Florise découvre via Facebook que Damon la trompe ; plutôt que de le reconquérir, elle décide de se travestir pour séduire sa rivale. Les coquettes sont donc deux, mais le personnage principal est lui-même double, tout comme l’oeuvre elle-même qui retisse habilement la partition de Dauvergne d’une création contemporaine bicéphale très réussie de Pierre Alferi et Gérard Pesson.
Pierre Alfieri, le librettiste, a retaillé le livret pour y ajouter des apartés des personnages qui commentent l’action tout au long de la soirée et ce, jusqu’à en infléchir le cours.
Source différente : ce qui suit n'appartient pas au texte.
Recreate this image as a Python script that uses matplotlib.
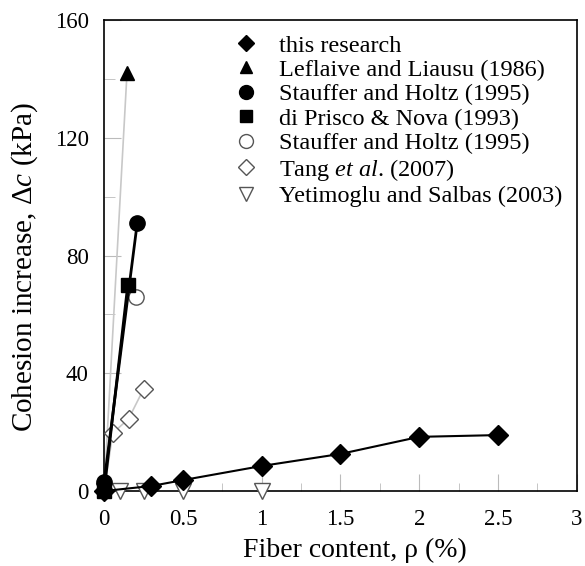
import matplotlib.pyplot as plt
from matplotlib.ticker import MultipleLocator

plt.rcParams['font.family'] = ['Liberation Serif', 'DejaVu Serif']
plt.rcParams['mathtext.fontset'] = 'custom'
plt.rcParams['mathtext.rm'] = 'Liberation Serif'
plt.rcParams['mathtext.it'] = 'Liberation Serif:italic'

# donnees
this_x = [0, 0.3, 0.5, 1.0, 1.5, 2.0, 2.5]
this_y = [0, 1.7, 3.7, 8.5, 12.6, 18.4, 19.0]
lef_x = [0, 0.145]
lef_y = [0, 142]
sta_x = [0, 0.21]
sta_y = [3, 91]
dip_x = [0, 0.15]
dip_y = [0, 70]
sta2_x = [0.2]
sta2_y = [66]
tang_x = [0, 0.055, 0.155, 0.25]
tang_y = [0, 19.7, 24.5, 34.6]
yet_x = [0, 0.1, 0.25, 0.5, 1.0]
yet_y = [0, 0, 0, 0, 0]

labels = ['this research', 'Leflaive and Liausu (1986)', 'Stauffer and Holtz (1995)',
          'di Prisco & Nova (1993)', 'Stauffer and Holtz (1995)',
          'Tang $\\it{et\\ al}$. (2007)', 'Yetimoglu and Salbas (2003)']

fig = plt.figure(figsize=(5.85, 5.66), dpi=100)
ax = fig.add_axes([0.178, 0.1325, 0.808, 0.832])

gris = '#555555'
ax.plot(lef_x, lef_y, '-', color='#c8c8c8', lw=1.2, zorder=2)
ax.plot(lef_x[1:], lef_y[1:], '^', color='k', ms=10, ls='none', zorder=4, clip_on=False)
ax.plot(tang_x, tang_y, '-', color='#c8c8c8', lw=1.2, zorder=2)
ax.plot(tang_x[1:], tang_y[1:], 'D', mfc='white', mec=gris, ms=9, ls='none', zorder=4)
ax.plot(sta_x, sta_y, '-o', color='k', lw=2, ms=11, zorder=5, clip_on=False)
ax.plot(dip_x, dip_y, '-s', color='k', lw=2, ms=10, zorder=5, clip_on=False)
ax.plot(sta2_x, sta2_y, 'o', mfc='white', mec=gris, ms=11, ls='none', zorder=4)
ax.plot(yet_x, yet_y, 'v', mfc='white', mec=gris, ms=11, ls='none', zorder=3, clip_on=False)
ax.plot(this_x, this_y, '-D', color='k', lw=1.5, ms=10, zorder=6, clip_on=False)

# legende (marqueurs seulement)
hs = [ax.plot([], [], 'D', color='k', ms=8)[0],
      ax.plot([], [], '^', color='k', ms=9)[0],
      ax.plot([], [], 'o', color='k', ms=10)[0],
      ax.plot([], [], 's', color='k', ms=9)[0],
      ax.plot([], [], 'o', mfc='white', mec=gris, ms=10)[0],
      ax.plot([], [], 'D', mfc='white', mec=gris, ms=8)[0],
      ax.plot([], [], 'v', mfc='white', mec=gris, ms=10)[0]]
ax.legend(hs, labels, loc='upper left', bbox_to_anchor=(0.255, 0.99), frameon=False,
          fontsize=17.5, handlelength=0.95, handletextpad=0.88, labelspacing=0.1,
          borderaxespad=0.0)

ax.set_xlim(0, 3)
ax.set_ylim(0, 160)
ax.xaxis.set_major_locator(MultipleLocator(0.5))
ax.xaxis.set_minor_locator(MultipleLocator(0.25))
ax.yaxis.set_major_locator(MultipleLocator(40))
ax.yaxis.set_minor_locator(MultipleLocator(20))
ax.xaxis.set_major_formatter(plt.FuncFormatter(lambda v, p: '%g' % v))
ax.tick_params(which='both', direction='in', color='#bbbbbb', labelsize=16.5)
ax.tick_params(axis='x', which='major', length=12, pad=13)
ax.tick_params(axis='x', which='minor', length=6)
ax.tick_params(axis='y', which='major', length=12, pad=11)
ax.tick_params(axis='y', which='minor', length=8)
for s in ax.spines.values():
    s.set_linewidth(1.2)

ax.set_xlabel('Fiber content, ρ (%)', fontsize=20)
ax.set_ylabel('Cohesion increase, Δ$\\it{c}$ (kPa)', fontsize=21)
ax.xaxis.set_label_coords(0.531, -0.099)
ax.yaxis.set_label_coords(-0.135, 0.476)

plt.savefig('out.png', dpi=100)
Dauvergne, en effet, n’avait sans doute pas prévu de clore le spectacle par une ode au triolisme, à la bisexualité et au dépassement des genres ! « L’identité n’est qu’un décor, il faut en affranchir nos corps ». Mais cela est fait avec légèreté et humour, sans prosélytisme militant et le public ne boude pas son plaisir.
Le compositeur quant à lui, professeur de composition au CNSM, travaille souvent à partir d’oeuvres préexistantes. Il se coule ici avec aisance dans l’univers musical du milieu du XVIIIe siècle qu’il décale subtilement, jouant de citations en clins d’oeil à Carmen, au jazz ou au rap mais sans aucune lourdeur. L’oreille bascule sans heurt d’un siècle à l’autre, trouvant même un grand plaisir à la manière dont l’instrumentarium baroque est exploité.
© Festival d’Automne
Il faut dire que l’Ensemble Amarillis, sous la double houlette – encore – d’Héloïse Gaillard et Violaine Cochard, fait montre d’un délicieux sens du phrasé, du contraste et d’une quête de couleur pleine d’élégance et de vivacité. Les musiciens ont manifestement plaisir à interpréter ce répertoire inhabituel et exigeant de musique contemporaine. Le plateau vocal est au diapason avec une mention particulière pour Maïlys de Villoutreys dont le timbre est particulièrement séduisant dans les parties contemporaines. Elle nous fait également profiter d’une ligne ductile, d’aigus souples et d’un phrasé élégant qui font merveille. Annette Messager a crée pour sa Clarice, un costume superbe et décalé qui tient du paon et de la danseuse de revue tout à la fois. On y reconnaît la patte de l’artiste plasticienne qui a toujours eu le goût du textile comme du questionnement sur le féminin. Le boa que la coquette porte autour du cou est à prendre au sens propre, ce qui est bien naturel pour un personnage incarnant la tentation !
Face à elle, Isabelle Poulenard est dotée pour ce jeu des doubles d’une voix également légère et aux aigus bien timbrés, mais plus corsée, enrichie de très beaux piani et d’un d’un grand sens de la ligne vocale. Elle incarne une moderne Marie-Madeleine habillée de cheveux très convaincante avant de se glisser dans les oripeaux d’un travesti de fantaisie avec lesquels elle ne semble moins à l’aise scéniquement.
Dans un renversement savoureux des codes de l’opéra – assez courant pour les tenants du théâtre de foire dont Dauvergne est un illustre représentant – Robert Getchell, campe avec conviction un Damon qui n’est pas l’actant mais le prétexte à l’histoire, il n’ouvre d’ailleurs la bouche que dans la seconde partie du spectacle. Le ténor américain dont la voix est un peu métallique, est fort d’une diction remarquable et d’un accent est à peine perceptible.
Ce trio vocal est mis en espace plus que mis en scène par Fanny de Chaillé, ce que l’on peut regretter d’autant plus que les trois malheureuses chaises de bois qui composent la scénographie sont terriblement fades. La large tournée de ce spectacle aurait sans doute pu permettre quelques investissements minimums pour un mobilier décalé et plein d’esprit, à l’image de cette création qu’il est également possible de découvrir au disque.